DO remember why you ended things in the first place
This step should be taken before you even risk the chance of seeing them in person. Relationships can be a lot, and those feelings don't just magically disappear overnight; chances are, a casual run-in could resurface more than a few of those old feelings. So on the drive, plane ride, or however you're getting home, take a moment to reflect on why you guys ended things in the first place. You or your ex called it off for a reason, and I can bet it was a pretty good one.
DON'T try to make him jealous
More often than not, you and your ex fall into the same group of friends at home, so you're going to see each other on a night out. As tempting as it might be to try and make him jealous by being a little too flirty with his friends or more noticeable than usual, I promise he'll see right through it, and all you'll achieve is looking desperate. The best way to show you've "moved on" is to act completely unbothered by their presence.
DO tell them if you're in a relationship
Your ex has no right to know how many people you've hooked up with since the breakup, but you should respect them enough to admit if things have gotten serious with someone else during your time apart. That being said, don't flaunt it. Your ex doesn't want to hear about how great things are going with your new boyfriend.
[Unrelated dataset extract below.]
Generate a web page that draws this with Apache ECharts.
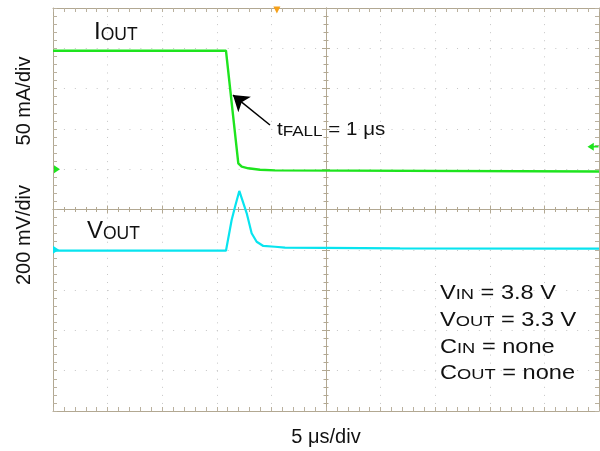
<!DOCTYPE html>
<html>
<head>
<meta charset="utf-8">
<script src="https://cdn.jsdelivr.net/npm/echarts@6/dist/echarts.min.js"></script>
<style>
  html, body { margin: 0; padding: 0; background: #fff; }
  #chart { width: 600px; height: 451px; }
</style>
</head>
<body>
<div id="chart"></div>
<script>
// ---- Scope capture: load step from 150 mA to 0 ----
// Time in µs (5 µs/div, 10 divisions centred on 0)
const currentTimeUs = [-25, -9.16, -8.03, -7.72, -7.12, -6.04, -4.67, 25];
// Output current, mA (50 mA/div)
const currentMA     = [147, 147, 7.3, 3.1, 1.1, -0.6, -1.5, -2.8];

const voltageTimeUs = [-25, -9.16, -8.64, -8.33, -7.94, -7.26, -6.81, -6.35, -5.74, -4.67, -3.75, 6.78, 25];
// Output voltage deviation, mV (200 mV/div)
const voltageMV     = [-4.5, -4.5, 148, 214, 292, 181, 82, 40, 19, 15, 11, 7, 6];

// Axis ranges (10 divisions each)
const timeRange    = [-25, 25];
const currentRange = [-300, 200];
const voltageRange = [-800, 1200];

// Channel / trigger markers
const currentGround   = [-25, 0];
const voltageGround   = [-25, 0];
const triggerPosition = [-4.5, 200];
const triggerLevel    = [25, 28];

// Annotation arrow (tail -> head), in time / current units
const fallArrow = [[-5.13, 54.8], [-8.52, 92]];

// Text
const xAxisName    = '5 μs/div';
const currentScale = '50 mA/div';
const voltageScale = '200 mV/div';
const conditions = [
  [['V', 'm'], ['IN', 's'], [' = 3.8 V', 'm']],
  [['V', 'm'], ['OUT', 's'], [' = 3.3 V', 'm']],
  [['C', 'm'], ['IN', 's'], [' = none', 'm']],
  [['C', 'm'], ['OUT', 's'], [' = none', 'm']]
];
const ioutLabel  = [['I', 'M'], ['OUT', 'S']];
const voutLabel  = [['V', 'M'], ['OUT', 'S']];
const tfallLabel = [['t', 't'], ['FALL', 'u'], [' = 1 μs', 't']];

const FONT = '"Liberation Sans", Arial, Helvetica, sans-serif';
const FRAME = '#b2a892';
const TICK = '#bab19f';
const DOT = '#c6c6c6';
const GREEN = '#1ee41e';
const CYAN = '#08e4ef';
const ORANGE = '#f5a019';

function tok(size, lh) {
  return { fontSize: size, lineHeight: lh, verticalAlign: 'bottom', fontFamily: FONT, fill: '#111' };
}
const RICH = {
  m: tok(20, 22), s: tok(15.5, 8),   // condition block
  M: tok(24, 24), S: tok(17.5, 18),  // trace names
  t: tok(18, 20), u: tok(15, 9)      // fall-time note
};

function richText(parts) {
  return parts.map(p => '{' + p[1] + '|' + p[0] + '}').join('');
}

function textEl(parts, x, y, sx) {
  return {
    type: 'text', x: x, y: y, scaleX: sx || 1, z: 50,
    style: {
      text: richText(parts), rich: RICH, fill: '#111',
      align: 'left', verticalAlign: 'middle',
      textAlign: 'left', textVerticalAlign: 'middle'
    }
  };
}

function plainText(str, x, y, rot) {
  return {
    type: 'text', x: x, y: y, rotation: rot || 0, z: 50,
    style: {
      text: str, fontSize: 20, fontFamily: FONT, fill: '#111',
      align: 'center', verticalAlign: 'middle',
      textAlign: 'center', textVerticalAlign: 'middle'
    }
  };
}

function zip(a, b) { return a.map((v, i) => [v, b[i]]); }

function frameAxis(extra) {
  return Object.assign({
    type: 'value',
    axisLine: { show: true, onZero: false, lineStyle: { color: FRAME, width: 1 } },
    axisTick: { show: true, inside: true, length: 4, lineStyle: { color: TICK } },
    minorTick: { show: true, splitNumber: 5, length: 4, lineStyle: { color: TICK } },
    axisLabel: { show: false },
    splitLine: { show: false }
  }, extra);
}

function centerAxis(extra, inside, zeroIdx) {
  return Object.assign({
    type: 'value',
    axisLine: { show: true, onZero: true, onZeroAxisIndex: zeroIdx, lineStyle: { color: FRAME, width: 1 } },
    axisTick: { show: true, inside: inside, length: 4, lineStyle: { color: FRAME } },
    minorTick: { show: true, splitNumber: 5, length: 2.5, lineStyle: { color: FRAME } },
    axisLabel: { show: false },
    splitLine: { show: false }
  }, extra);
}

const RIGHT_TRI = 'path://M0,0L10,5L0,10Z';
const LEFT_ARROW = 'path://M0,5L8,0L8,4L14,4L14,6L8,6L8,10Z';
const DOWN_TRI = 'path://M0,0L10,0L5,10Z';

const chart = echarts.init(document.getElementById('chart'), null, { renderer: 'canvas' });

chart.setOption({
  animation: false,
  backgroundColor: '#fff',
  grid: { left: 53, top: 8, width: 546, height: 403, containLabel: false, outerBoundsMode: 'none' },
  xAxis: [
    frameAxis({
      min: timeRange[0], max: timeRange[1], interval: 5, position: 'bottom',
      name: xAxisName, nameLocation: 'middle', nameGap: 16,
      nameTextStyle: { fontSize: 20, fontFamily: FONT, color: '#111' },
      splitLine: { show: true, lineStyle: { color: DOT, width: 1, type: [1, 7.06] } }
    }),
    frameAxis({ min: timeRange[0], max: timeRange[1], interval: 5, position: 'top' }),
    centerAxis({ min: timeRange[0], max: timeRange[1], interval: 5, position: 'bottom' }, true, 2),
    centerAxis({ min: timeRange[0], max: timeRange[1], interval: 5, position: 'bottom' }, false, 2)
  ],
  yAxis: [
    frameAxis({
      min: currentRange[0], max: currentRange[1], interval: 50, position: 'left',
      splitLine: { show: true, lineStyle: { color: DOT, width: 1, type: [1, 9.92] } }
    }),
    frameAxis({ min: voltageRange[0], max: voltageRange[1], interval: 200, position: 'right' }),
    centerAxis({ min: -5, max: 5, interval: 1, position: 'left' }, true, 0),
    centerAxis({ min: -5, max: 5, interval: 1, position: 'left' }, false, 0)
  ],
  series: [
    {
      name: 'IOUT', type: 'line', xAxisIndex: 0, yAxisIndex: 0,
      data: zip(currentTimeUs, currentMA),
      showSymbol: false, smooth: false, z: 5,
      lineStyle: { color: GREEN, width: 2.4 },
      markPoint: {
        label: { show: false },
        data: [
          { coord: currentGround, symbol: RIGHT_TRI, symbolSize: [6, 8], symbolOffset: [4, 0], itemStyle: { color: GREEN } },
          { coord: triggerLevel, symbol: LEFT_ARROW, symbolSize: [11, 8], symbolOffset: [-6, 0], itemStyle: { color: GREEN } },
          { coord: triggerPosition, symbol: DOWN_TRI, symbolSize: [7, 7], symbolOffset: [0, 2], itemStyle: { color: ORANGE } }
        ]
      }
    },
    {
      name: 'VOUT', type: 'line', xAxisIndex: 0, yAxisIndex: 1,
      data: zip(voltageTimeUs, voltageMV),
      showSymbol: false, smooth: false, z: 4,
      lineStyle: { color: CYAN, width: 2.2 },
      markPoint: {
        label: { show: false },
        data: [
          { coord: voltageGround, symbol: RIGHT_TRI, symbolSize: [6, 8], symbolOffset: [3, 0], itemStyle: { color: CYAN } }
        ]
      }
    },
    {
      type: 'lines', coordinateSystem: 'cartesian2d', xAxisIndex: 0, yAxisIndex: 0,
      symbol: ['none', 'arrow'], symbolSize: [11, 15], z: 6,
      lineStyle: { color: '#000', width: 1.5, opacity: 1, curveness: 0 },
      data: [{ coords: fallArrow }]
    }
  ],
  graphic: [
    textEl(ioutLabel, 94, 32),
    textEl(voutLabel, 87, 231),
    textEl(tfallLabel, 277, 129, 1.14),
    textEl(conditions[0], 440, 292, 1.18),
    textEl(conditions[1], 440, 319, 1.18),
    textEl(conditions[2], 440, 346, 1.18),
    textEl(conditions[3], 440, 372, 1.18),
    plainText(currentScale, 24, 101, Math.PI / 2),
    plainText(voltageScale, 24, 235, Math.PI / 2)
  ]
});
</script>
</body>
</html>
Keep the details to yourself–he's your ex, not your best friend.
DON'T drink away the pain
For most of us, the thought of our ex sounds like the perfect opportunity to call a round of shots for you and your friends…but do you really want to go down that rabbit hole? Keep it classy; as much as you might want to take the easy way out, remember that Thanksgiving is really about seeing friends and family, not your ex. You'll want to remember all the stories your friends tell you about the start of their school year, so be sure your ex doesn't become the reason you don't.
With all that being said, nobody's perfect, and if I'm being honest, I probably won't even follow this advice to a tea. In the end, whatever happens, will happen, and even if things get messy, at least the morning debrief will be a little more interesting. However, let's keep these tips in mind to avoid a possible EXistential crisis.